Superfluid density, ${\rho }_s\left(T\right)\equiv {[\lambda \left(0\right)/\lambda \left(T\right)]}^2$, of the optimally doped sample ${\mathrm{Ba}}_{1-x}$${\mathrm{K}}_x$${\mathrm{Fe}}_2$${\mathrm{As}}_2,x=0.34$, calculated from the data of Fig. 1 using $\lambda \left(0\right)=200$ nm [55] (open symbols). The solid red line on top of the data is the fit using the self-consistent two-gap $\gamma$ model, with the black and green curves in the main panel denoting the partial superfluid densities ${\rho }_1$ (larger gap) and ${\rho }_2$ (smaller gap). The temperature dependence of the corresponding gaps ${\Delta }_1$ and ${\Delta }_2$ is shown in the inset.

Figure 3

(a) Doping phase diagram of ${\mathrm{Ba}}_{1-x}$${\mathrm{K}}_x$${\mathrm{Fe}}_2$${\mathrm{As}}_2$ as determined from resistivity and TDR measurements on single crystals [49] (black circles show $T_{sm}$ and black squares show $T_c)$, matching well the results on polycrystalline samples [57, 58] (green triangles). Open red circles represent the samples used in the present study of the penetration depth. Dashed line shows an extrapolation of the orthorhombic/magnetic transition line, $T_{sm}\left(x\right)$ to $T\to 0$. Panel (b) shows the doping evolution of the exponent of the power-law function $n$ as determined from the data analysis in the temperature range $T/T_c\le 0.1$ (black stars) and $T/T_c\le 0.15$ (red circles).
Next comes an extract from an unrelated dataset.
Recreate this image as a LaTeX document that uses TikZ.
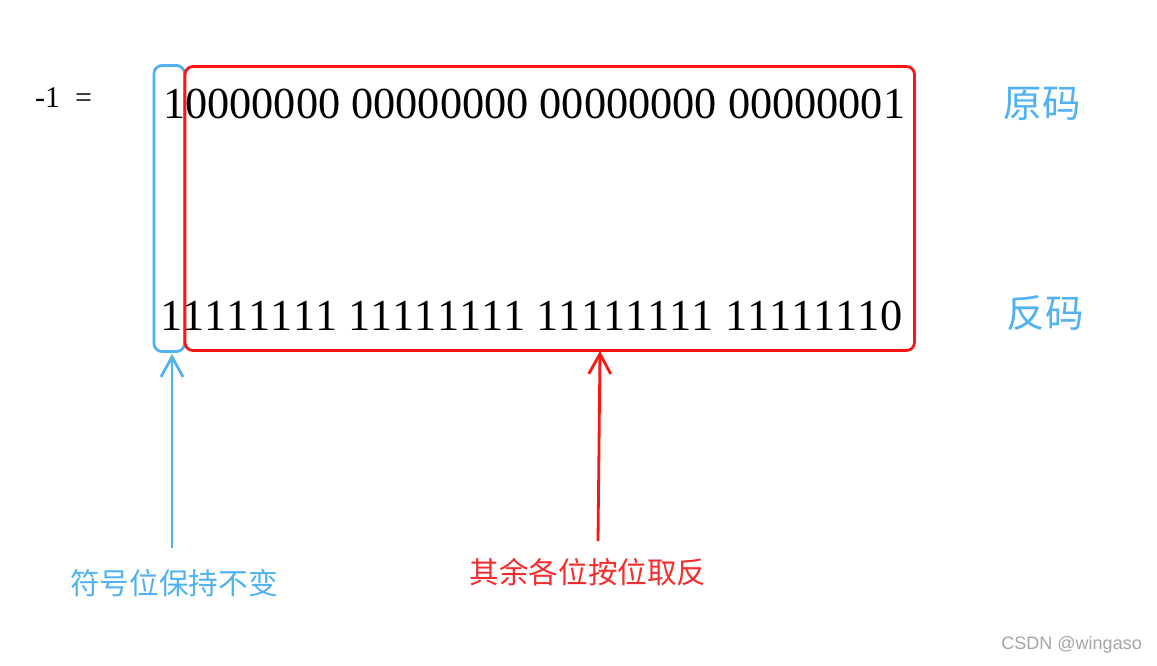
\documentclass[tikz,border=0pt]{standalone}
\usepackage{fontspec}
\setmainfont{Liberation Serif}[Kerning=Off]
\newfontfamily\cjk{Noto Sans CJK SC}
\newfontfamily\wmfont{Liberation Sans}
\usetikzlibrary{arrows.meta}
\definecolor{myblue}{RGB}{80,178,240}
\definecolor{myred}{RGB}{255,20,20}
\definecolor{redtxt}{RGB}{245,45,45}
\definecolor{wmgray}{RGB}{165,165,165}
\tikzset{
  boxbase/.style={draw, line width=2.8pt, rounded corners=8pt, inner sep=0pt, outer sep=0pt},
  bluebox/.style={boxbase, draw=myblue},
  redbox/.style={boxbase, draw=myred},
  bits/.style={anchor=base west, inner sep=0pt, font=\fontsize{44.3}{48}\selectfont},
  cjklbl/.style={inner sep=0pt, font=\cjk\fontsize{#1}{#1}\selectfont},
  pointer/.style={line width=2.8pt, -{Straight Barb[length=20pt,width=22pt,line width=2.8pt]}},
}
\begin{document}
\begin{tikzpicture}[x=1pt,y=-1pt]
\useasboundingbox[fill=white] (0,0) rectangle (1157,665);
% boxes
\node[bluebox, minimum width=30.5pt, minimum height=286pt] (sb) at (169.25,208.5) {};
\node[redbox, minimum width=729.5pt, minimum height=284pt] (rb) at (549.75,208.5) {};
% texts
\node[anchor=base west, inner sep=0pt, font=\fontsize{30}{32}\selectfont] (eq) at (35,107) {-1\hspace{15pt}=};
\node[bits] (orig) at (163,118) {10000000 00000000 00000000 00000001};
\node[bits] (inv) at (160,330) {11111111 11111111 11111111 11111110};
\node[cjklbl=38.5, text=myblue] (yuan) at (1042,104) {原码};
\node[cjklbl=38.5, text=myblue] (fan) at (1045,313) {反码};
\node[cjklbl=29.7, text=myblue] (signlbl) at (174,583) {符号位保持不变};
\node[cjklbl=29.6, text=redtxt] (restlbl) at (588,572) {其余各位按位取反};
\node[anchor=east, inner sep=0pt, text=wmgray, font=\wmfont\fontsize{18}{20}\selectfont] (wm) at (1142,645) {CSDN @wingaso};
% arrows
\coordinate (sa) at (172,548);
\coordinate (st) at (172,354);
\coordinate (ra) at (598,541);
\coordinate (rt) at (600,351);
\draw[pointer, myblue] (sa) -- (st);
\draw[pointer, myred] (ra) -- (rt);
\end{tikzpicture}
\end{document}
Panel (c) shows the doping evolution of the magnitude of the variation of the London penetration depth at low temperatures, $\Delta \lambda \left(T_{\mathrm{up}}\right)$ with $T_{\mathrm{up}}=0.15T_c$ (red squares) and $T_{\mathrm{up}}=0.3T_c$ (blue circles).

Figure 4

(a) Comparison of the doping phase diagrams of hole-doped ${\mathrm{Ba}}_{1-x}$${\mathrm{K}}_x$${\mathrm{Fe}}_2$${\mathrm{As}}_2$ and of the electron-doped Ba$({\mathrm{Fe}}_{1-x}$${\mathrm{Co}}_x)$${}_2$${\mathrm{As}}_2$. The data are plotted using normalized $x/x_s$ composition scale, where $x_s$ is a doping boundary of $T_s\left(x\right)$ lines with $x_s=0.25$ for BaK122 [57] and $x_s=0.063$ for BaCo122 [36], respectively. (b) Doping evolution of the temperature-dependent part of London penetration depth $\Delta \lambda \left(0.25T_c\right)$ in K-doped (blue circles) and Co-doped (red triangles) samples. Note the three times difference in the magnitude of penetration depth increase in two cases. Inset in (b) shows normalized temperature-dependent resistivity, $R/R\left(300\mathrm{K}\right)$, for underdoped samples with Co-doping $x=0.038,x/x_s=0.6$ and K-doping $x=0.18,x/x_s=0.72$, plotted using normalized temperature scale, $T/T_s$. Note that the resistivity of K-doped samples shows very small change at $T_s$, while that of Co-doped samples increases significantly below $T_s$.